A Moment Worth Using
Full disclosure: I, along with my Blazer fanatic sons, was cheering against Victor Wembanyama in the first round of the playoffs.
BUT, this from him yesterday was a breath of fresh air in a sports news and quotes landscape that too often feels like it’s actively working against progress in reimagining manhood. The words he chose stood out right away: burden, hide, fear, social codes. He’s naming something most players feel but rarely say out loud. At the same time, he’s doing it as someone who, physically, stands apart from almost everyone else on the court. That contrast matters. The most imposing presence in the game talking openly about emotion removes a common excuse.
What I appreciate most is the clarity in his stance. He’s not interested in carrying emotions he feels forced to suppress. That applies to how he plays and how he lives. There’s a level of ownership in that choice.
He also points directly at something a lot of us recognize but don’t always address—the way other men shape what feels acceptable.
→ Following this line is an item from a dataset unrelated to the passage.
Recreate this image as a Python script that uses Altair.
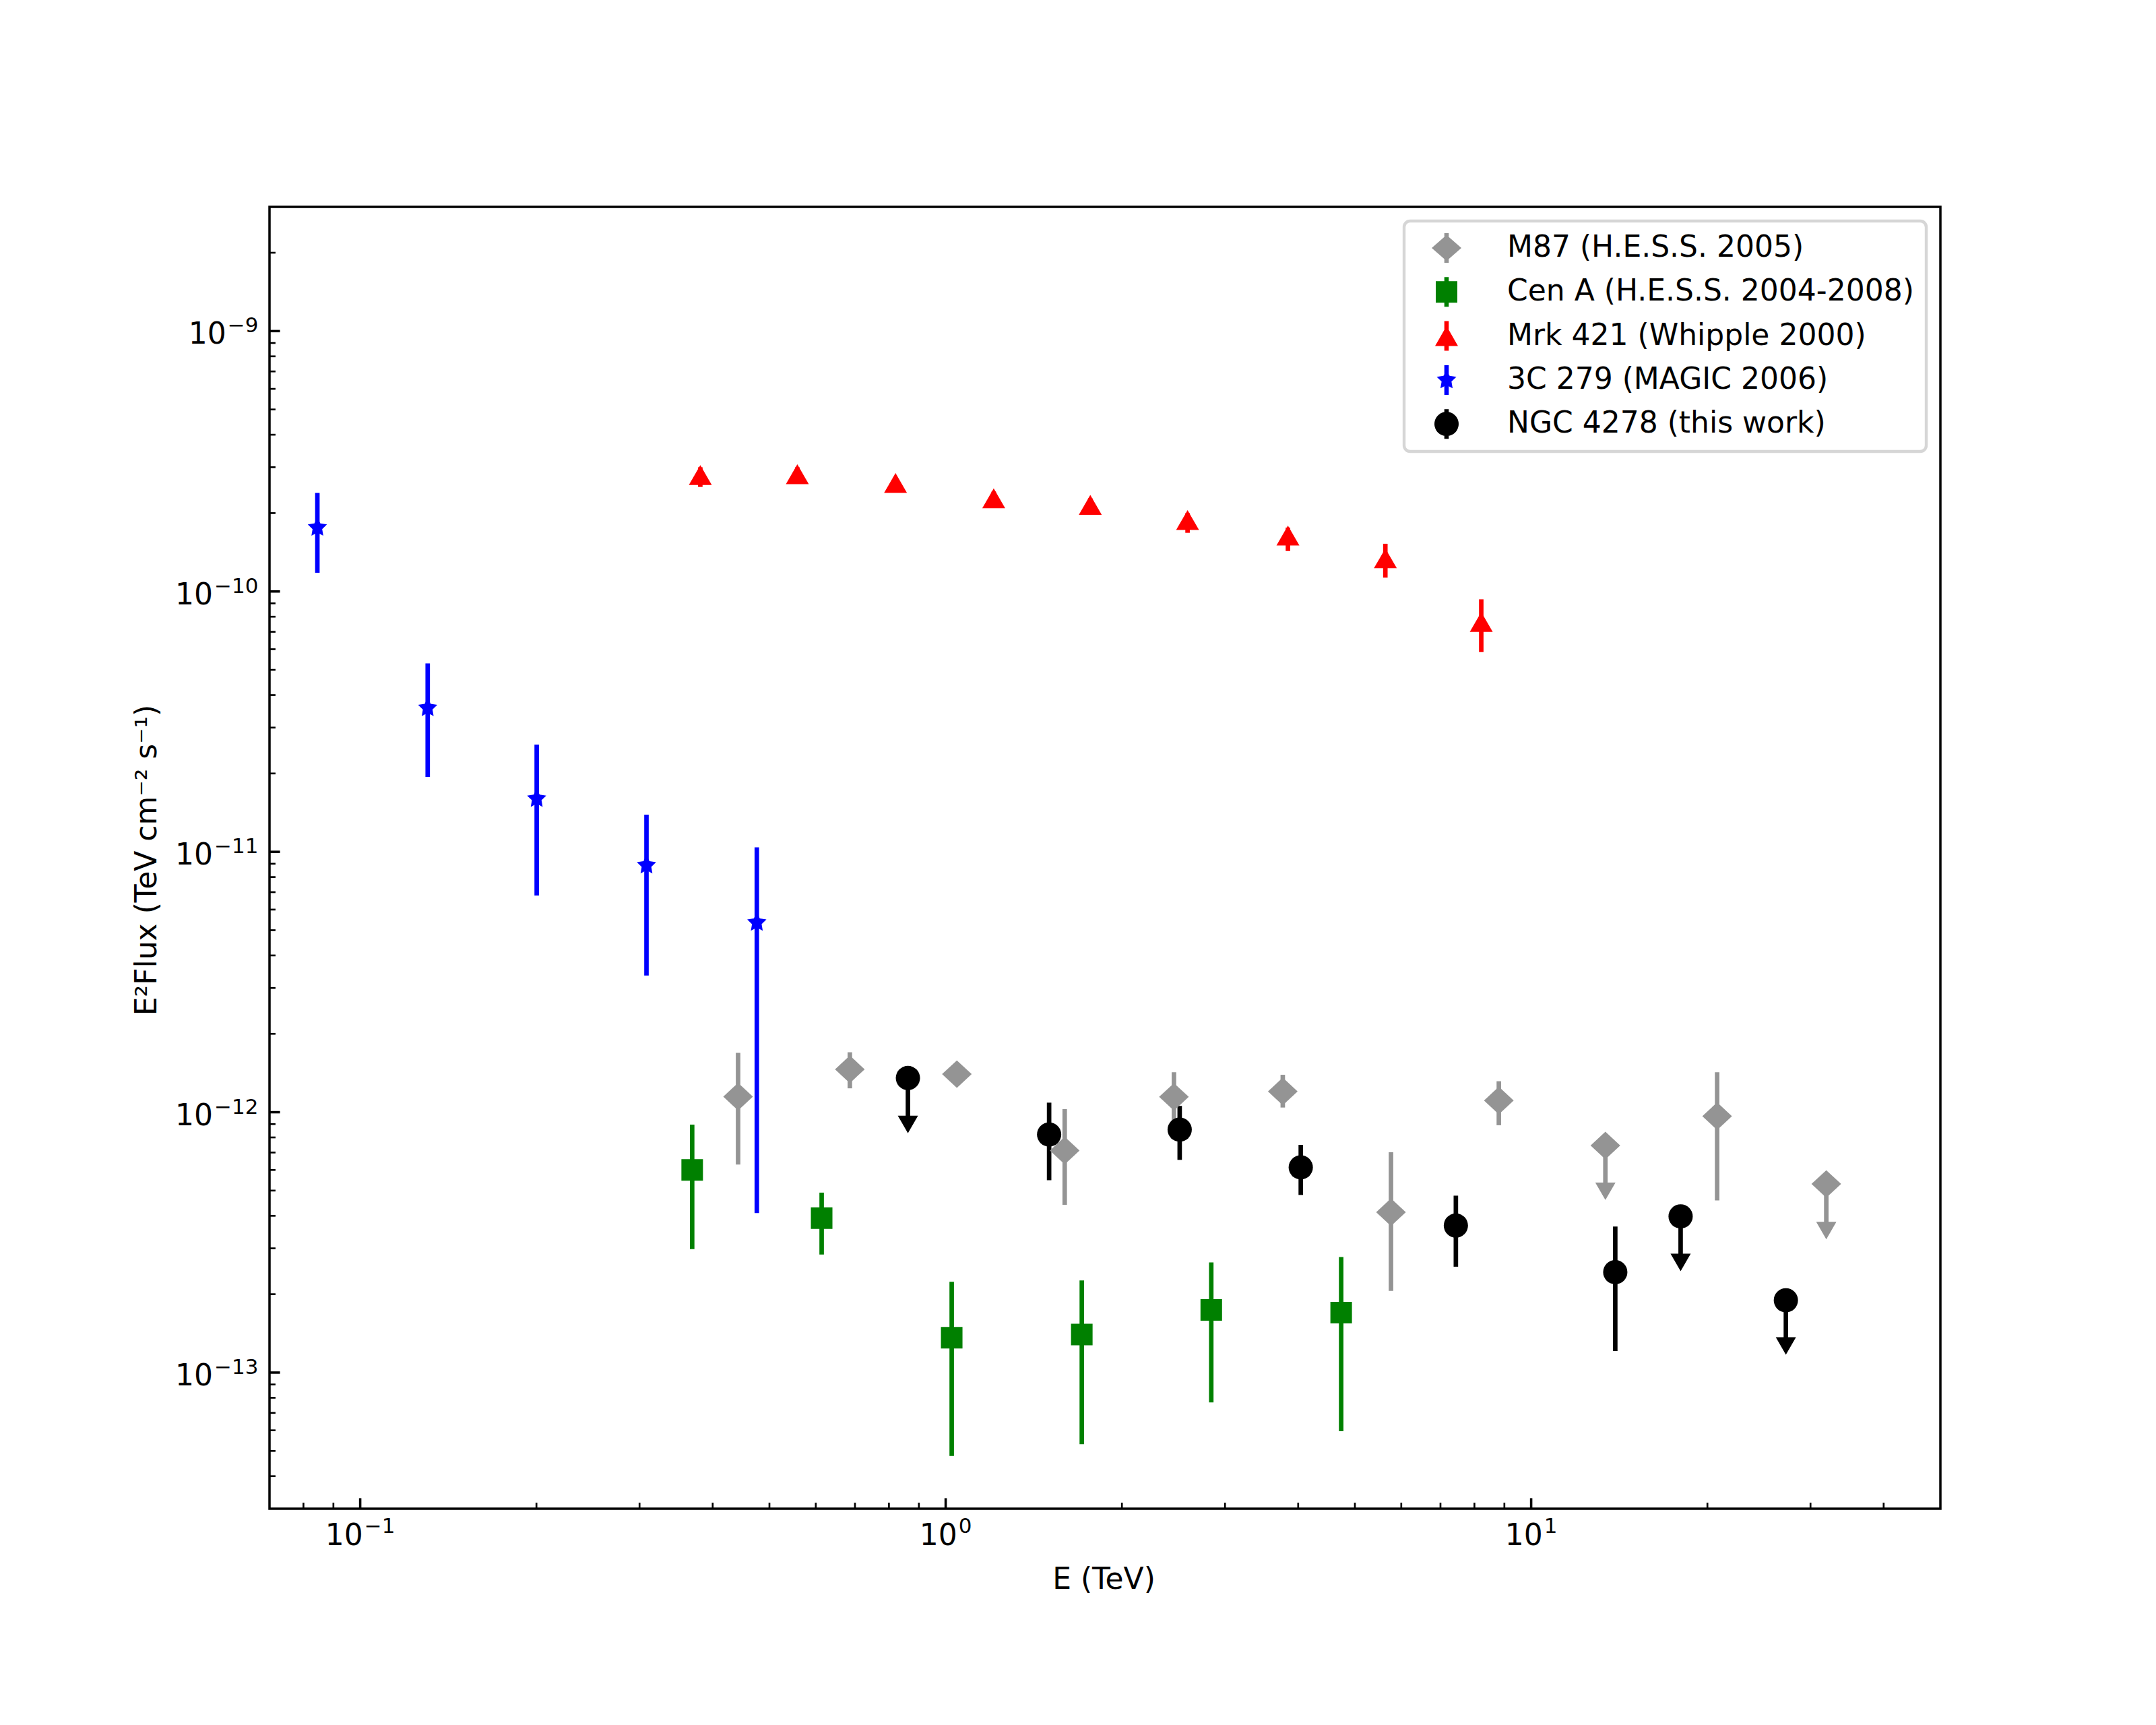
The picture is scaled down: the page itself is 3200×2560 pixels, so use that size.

The concern about how you’ll be seen, what will be said, how quickly you might get labeled. That pressure sits underneath a lot of behavior we see in team settings.
When he mentions the feeling that you have to act a certain way, he’s getting close to something we talk about often. There are expectations, sometimes unspoken, that define what a player is supposed to look like and how he’s supposed to respond. Once those expectations take hold, it can be hard to move outside of them.
This is why moments like this matter. They give players a different reference point. Not a speech from a coach, but a current player showing another way to exist in the same space.
As a coach, this is the kind of clip you can bring into your team room without much setup. Most players will know who he is. For basketball teams, it’s an easy entry point. For others, it still lands because the message translates.
There’s value in not letting something like this pass by.
Coach Prompts
How do your players interpret emotional expression from high-level athletes?
What messages about emotions are reinforced in your program, intentionally or not?
Where do you see fear of judgment show up in your team?
How can you use moments like this to open conversation instead of just making a point?
Player Prompts
What emotions feel hardest to show around your teammates?
How much does fear of judgment affect how you act?
What does it mean to handle emotion without hiding it?
Who do you look to as an example for how to respond in tough moments?